German chamber orchestra

The Folkwang Kammerorchester Essen is a chamber orchestra historically formed mostly by students of the Folkwang University in Essen, Germany, and other Musikhochschulen in North Rhine-Westphalia, to prepare them for a future position in an orchestra; however, it currently employs a core of permanent members from all over Germany and the world. Members are auditioned and trialed as in a professional orchestra, and, if successful, are offered a permanent contract up to the age of 35. It was founded in 1958 by the director of the Folkwangschule Heinz Dressel. More than 500 musicians were since employed in opera- and symphony orchestras in Germany and abroad.

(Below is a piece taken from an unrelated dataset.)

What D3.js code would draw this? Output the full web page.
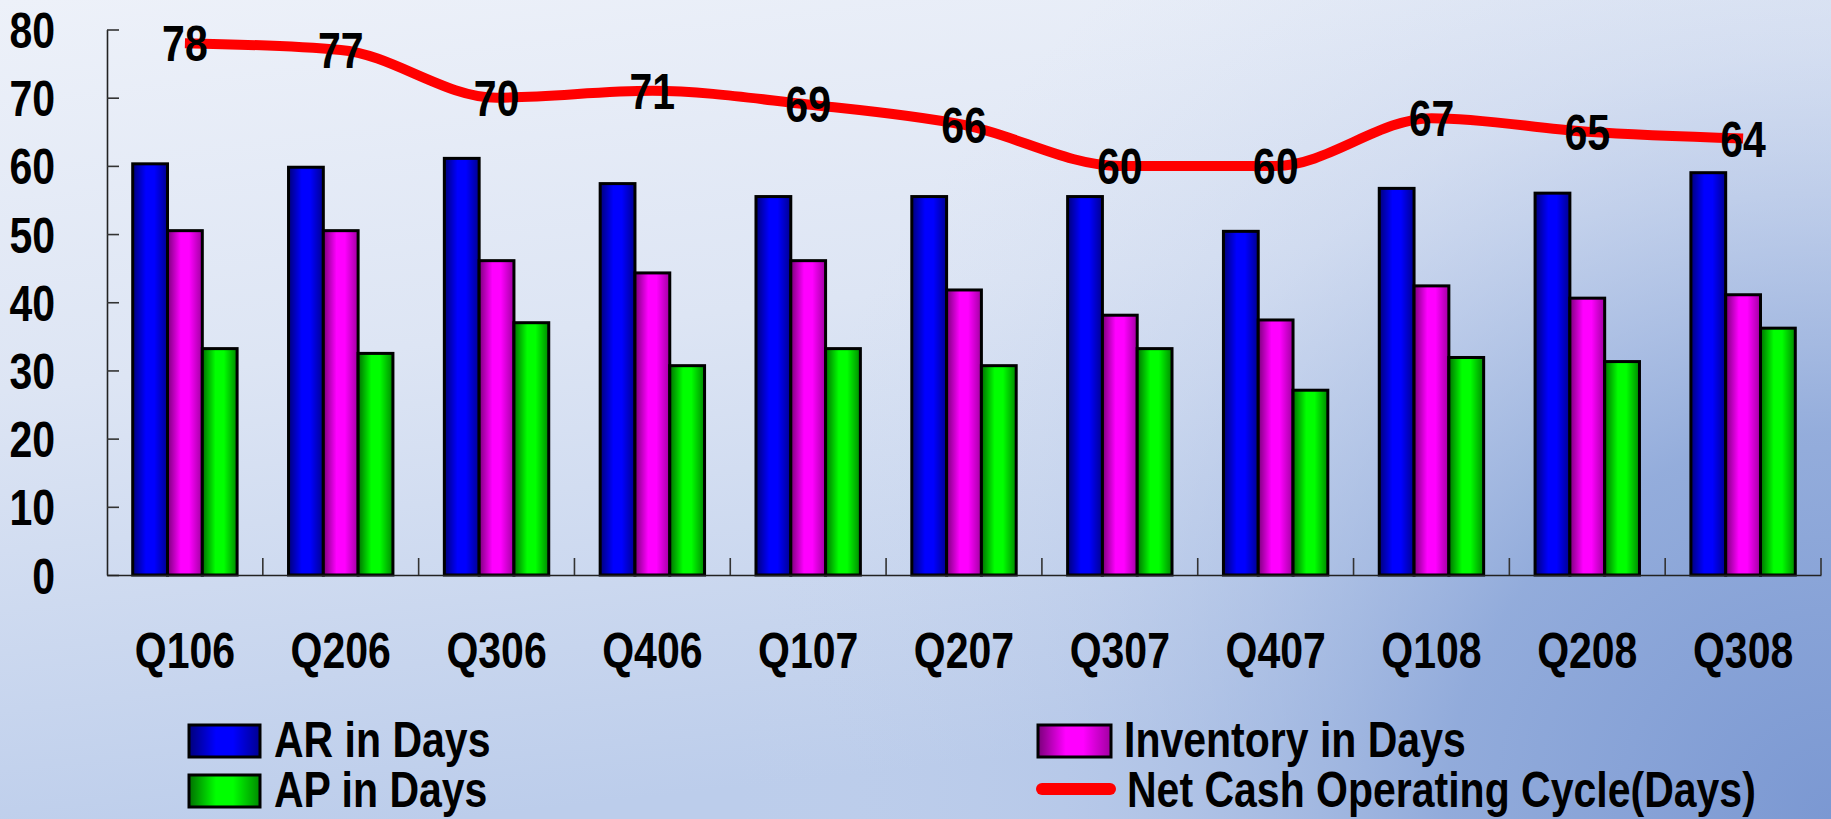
<!DOCTYPE html>
<html><head><meta charset="utf-8">
<script src="https://cdn.jsdelivr.net/npm/d3@7"></script>
<style>html,body{margin:0;padding:0;overflow:hidden;background:#dfe6f4}</style>
</head><body>
<svg id="chart" width="1831" height="819"></svg>
<script>
// ---------------- data ----------------
const categories = ["Q106","Q206","Q306","Q406","Q107","Q207","Q307","Q407","Q108","Q208","Q308"];
const seriesNames = ["AR in Days","Inventory in Days","AP in Days"];
const arDays        = [60.3, 59.8, 61.1, 57.4, 55.5, 55.5, 55.5, 50.4, 56.7, 56.0, 59.0];
const inventoryDays = [50.5, 50.5, 46.1, 44.3, 46.1, 41.8, 38.1, 37.4, 42.4, 40.6, 41.1];
const apDays        = [33.2, 32.5, 37.0, 30.7, 33.2, 30.7, 33.2, 27.1, 31.9, 31.3, 36.2];
const lineName = "Net Cash Operating Cycle(Days)";
const netCycleDays  = [78, 77, 70, 71, 69, 66, 60, 60, 67, 65, 64];
const yTicks = [0, 10, 20, 30, 40, 50, 60, 70, 80];

const seriesValues = [arDays, inventoryDays, apDays];
const seriesColors = [
  {dark:"#00007a", mid:"#0000ff", right:"#000090"},
  {dark:"#7a007a", mid:"#ff00ff", right:"#a000a0"},
  {dark:"#007000", mid:"#00ff00", right:"#008a00"}
];

// ---------------- font handling ----------------
function fontAvailable(name){
  const c = document.createElement('canvas').getContext('2d');
  const s = "Net Cash Operating Cycle 0123456789";
  c.font = "bold 50px monospace"; const w1 = c.measureText(s).width;
  c.font = `bold 50px "${name}", monospace`; const w2 = c.measureText(s).width;
  return Math.abs(w1 - w2) > 0.5;
}
const hasNarrow = fontAvailable("Liberation Sans Narrow");
const FONT = hasNarrow ? "'Liberation Sans Narrow','Arial Narrow',sans-serif" : "'Liberation Sans',Arial,sans-serif";
const SX = hasNarrow ? 1 : 0.82;
function squeeze(sel){
  sel.each(function(){
    const t = d3.select(this);
    const x0 = +(t.attr("x") || 0);
    if (SX !== 1) t.attr("transform", `translate(${x0*(1-SX)},0) scale(${SX},1)`);
  });
}

// ---------------- setup ----------------
const W = 1831, H = 819;
const svg = d3.select("#chart");
const defs = svg.append("defs");

const bg = defs.append("linearGradient").attr("id","bgV").attr("x1",0).attr("y1",0).attr("x2",0.25).attr("y2",1);
bg.append("stop").attr("offset",0).attr("stop-color","#edf1f9");
bg.append("stop").attr("offset",0.45).attr("stop-color","#dde5f4");
bg.append("stop").attr("offset",1).attr("stop-color","#bccdeb");
const bgR = defs.append("radialGradient").attr("id","bgR").attr("gradientUnits","userSpaceOnUse")
  .attr("cx",1831).attr("cy",819).attr("r",1100);
bgR.append("stop").attr("offset",0).attr("stop-color","#7b98d2").attr("stop-opacity",1);
bgR.append("stop").attr("offset",0.35).attr("stop-color","#8aa5d8").attr("stop-opacity",0.85);
bgR.append("stop").attr("offset",0.7).attr("stop-color","#a9bde3").attr("stop-opacity",0.25);
bgR.append("stop").attr("offset",1).attr("stop-color","#c8d5ee").attr("stop-opacity",0);

svg.append("rect").attr("width",W).attr("height",H).attr("fill","url(#bgV)");
svg.append("rect").attr("width",W).attr("height",H).attr("fill","url(#bgR)");

seriesColors.forEach((c,i)=>{
  const g = defs.append("linearGradient").attr("id","grad"+i).attr("x1",0).attr("x2",1).attr("y1",0).attr("y2",0);
  g.append("stop").attr("offset",0).attr("stop-color",c.dark);
  g.append("stop").attr("offset",0.38).attr("stop-color",c.mid);
  g.append("stop").attr("offset",0.62).attr("stop-color",c.mid);
  g.append("stop").attr("offset",1).attr("stop-color",c.right);
});

const x = d3.scaleBand().domain(categories).range([107, 1821]).paddingInner(0).paddingOuter(0);
const bw = x.bandwidth();
const xs = d3.scaleBand().domain(seriesNames).range([bw*0.165, bw*0.835]).paddingInner(0);
const y = d3.scaleLinear().domain([0, 80]).range([575, 29.5]);

// ---------------- bars ----------------
const groups = svg.append("g").selectAll("g").data(categories).join("g")
  .attr("transform", d => `translate(${x(d)},0)`);
groups.selectAll("rect")
  .data((c, ci) => seriesNames.map((s, si) => ({s, si, v: seriesValues[si][categories.indexOf(c)]})))
  .join("rect")
  .attr("x", d => xs(d.s))
  .attr("width", xs.bandwidth())
  .attr("y", d => y(d.v))
  .attr("height", d => y(0) - y(d.v))
  .attr("fill", d => `url(#grad${d.si})`)
  .attr("stroke", "#000").attr("stroke-width", 3);

// ---------------- axes ----------------
const yAxisG = svg.append("g").attr("transform","translate(107,0)")
  .call(d3.axisLeft(y).tickValues(yTicks).tickSizeInner(-12).tickSizeOuter(0).tickPadding(52));
yAxisG.attr("font-family", null).attr("font-size", null);
yAxisG.select(".domain").attr("stroke","#222").attr("stroke-width",1.6);
yAxisG.selectAll(".tick line").attr("stroke","#333").attr("stroke-width",1.6);
yAxisG.selectAll(".tick text").attr("font-family",FONT).attr("font-weight","bold")
  .attr("font-size",50).attr("fill","#000").attr("dy","0.36em").call(squeeze);

const xAxisG = svg.append("g").attr("transform","translate(0,575)")
  .call(d3.axisBottom(x).tickSize(0).tickPadding(58));
xAxisG.attr("font-family", null).attr("font-size", null);
xAxisG.select(".domain").attr("stroke","#222").attr("stroke-width",1.6);
xAxisG.selectAll(".tick text").attr("font-family",FONT).attr("font-weight","bold")
  .attr("font-size",50).attr("fill","#000").call(squeeze);
// category separator ticks
xAxisG.append("g").selectAll("line").data(categories).join("line")
  .attr("x1", d => x(d) + bw).attr("x2", d => x(d) + bw)
  .attr("y1", 0).attr("y2", -17)
  .attr("stroke","#333").attr("stroke-width",1.6);

// ---------------- line ----------------
const line = d3.line()
  .x((d, i) => x(categories[i]) + bw/2)
  .y(d => y(d))
  .curve(d3.curveMonotoneX);
svg.append("path").datum(netCycleDays)
  .attr("d", line).attr("fill","none")
  .attr("stroke","#ff0000").attr("stroke-width",10).attr("stroke-linejoin","round");

svg.append("g").selectAll("text").data(netCycleDays).join("text")
  .attr("x", (d, i) => x(categories[i]) + bw/2)
  .attr("y", d => y(d))
  .attr("dy","0.36em")
  .attr("text-anchor","middle")
  .attr("font-family",FONT).attr("font-weight","bold").attr("font-size",50)
  .attr("fill","#000")
  .text(d => d)
  .call(squeeze);

// ---------------- legend ----------------
const legendItems = [
  {name: seriesNames[0], type:"rect", si:0, col:0, row:0},
  {name: seriesNames[1], type:"rect", si:1, col:1, row:0},
  {name: seriesNames[2], type:"rect", si:2, col:0, row:1},
  {name: lineName,       type:"line",       col:1, row:1}
];
const colX = [189, 1038];
const rowBase = [757, 807];
const lg = svg.append("g");
legendItems.forEach(it => {
  const x0 = colX[it.col], base = rowBase[it.row];
  if (it.type === "rect") {
    lg.append("rect").attr("x", x0).attr("y", base - 32).attr("width", it.col ? 73 : 71).attr("height", 32)
      .attr("fill", `url(#grad${it.si})`).attr("stroke","#000").attr("stroke-width",3);
  } else {
    lg.append("line").attr("x1", x0 + 4).attr("x2", x0 + 72).attr("y1", base - 18).attr("y2", base - 18)
      .attr("stroke","#ff0000").attr("stroke-width",12).attr("stroke-linecap","round");
  }
  lg.append("text").attr("x", x0 + (it.col ? (it.type === "line" ? 89 : 86) : 85)).attr("y", base)
    .attr("font-family",FONT).attr("font-weight","bold").attr("font-size",50).attr("fill","#000")
    .text(it.name).call(squeeze);
});
</script>
</body></html>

The orchestra is the only one to perform regularly in the historic Villa Hügel. Young soloists have been chosen to also enjoy a stage for their performances. Artists such as Christoph Eschenbach, Maria Kliegel, Nils Mönkemeyer, Sabine Meyer, Vadim Repin and Christian Tetzlaff appeared with the orchestra early in their career. The orchestra has played also in Germany and Europe, including Austria, Italy, Lithuania, Switzerland. A 2010 tour led to Algeria. They have performed at festivals such as Rheingau Musik Festival, Schleswig-Holstein Musik Festival and Schwetzinger Mozartfest. The orchestra is a regular partner of the Essener Bachchor and has accompanied other choirs such as the Rheingauer Kantorei. Guest conductors have included Marc Piollet, Peter Schneider and Lothar Zagrosek. In 2015, the orchestra played a charity concert at the Aachen Cathedral. In the 2016/17 season, the orchestra scheduled concerts also in the Zeche Zollverein.

Dressel was the first chief conductor, succeeded by Heribert Beissel, Alexander Schwinck, Karl-Heinz Bloemeke, Stefan Fraas and Achim Fiedler (from 2006). The current chief conductor, Johannes Klumpp, has held the position from 2013.